Trump is a Rorschach test.    People see what they need to see.   People from every political direction find Trump a rich source of material, as complicated and contradictory and full of ambiguous parables as scriptural text.   

Is Trump energizing the Republican party by bringing working class Democrats to it with talk of free trade or is he destroying the Republican party by separating the donors from the masses by attacking the bedrock capitalist belief that free trade was good for everyone and, besides, it was an expression of freedom: free enterprise?   Either way Trump is a parable to mine for meaning.
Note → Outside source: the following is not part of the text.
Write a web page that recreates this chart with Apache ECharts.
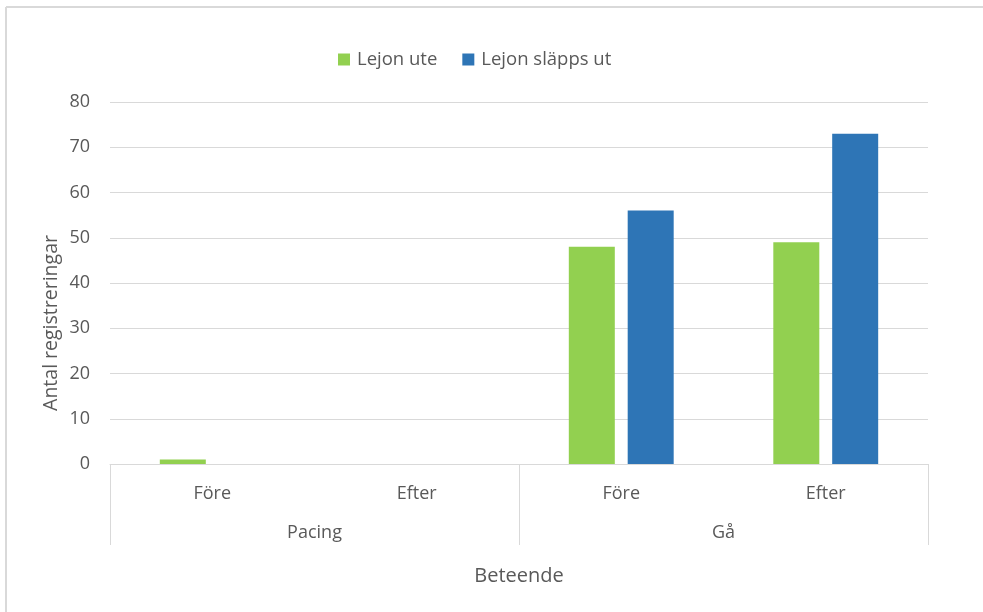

Is Trump being an honest and plain speaking voice of the rational fears and desires of native born white Christian Americans when he calls to tighten borders, ban Muslims, renegotiate foreign trade relationships, and say "Merry Christmas", making him heroic in condemning the straightjacket of political correctness?   Or is he amplifying the racial and ethnic prejudice that is an unlovely stain in American history and steering the GOP into a niche party of George Wallace mired in a shrinking region and demographic of aging white racists?  Another parable to consider.


The news media covers Trump because he is interesting and worth covering.   This blog's readership goes up when Trump is in the title.    MSNBC condemns Trump but covers his speeches live and in full.  Trump is giving America a candidate for president, a civics lesson, and a common experience.    People get the allusion to hands and haircuts and "Build a Beautiful Wall".   People realize that the GOP is dividing into Trump voters and Stop Trump voters and there is a common consensus that Trump is important enough to fight over.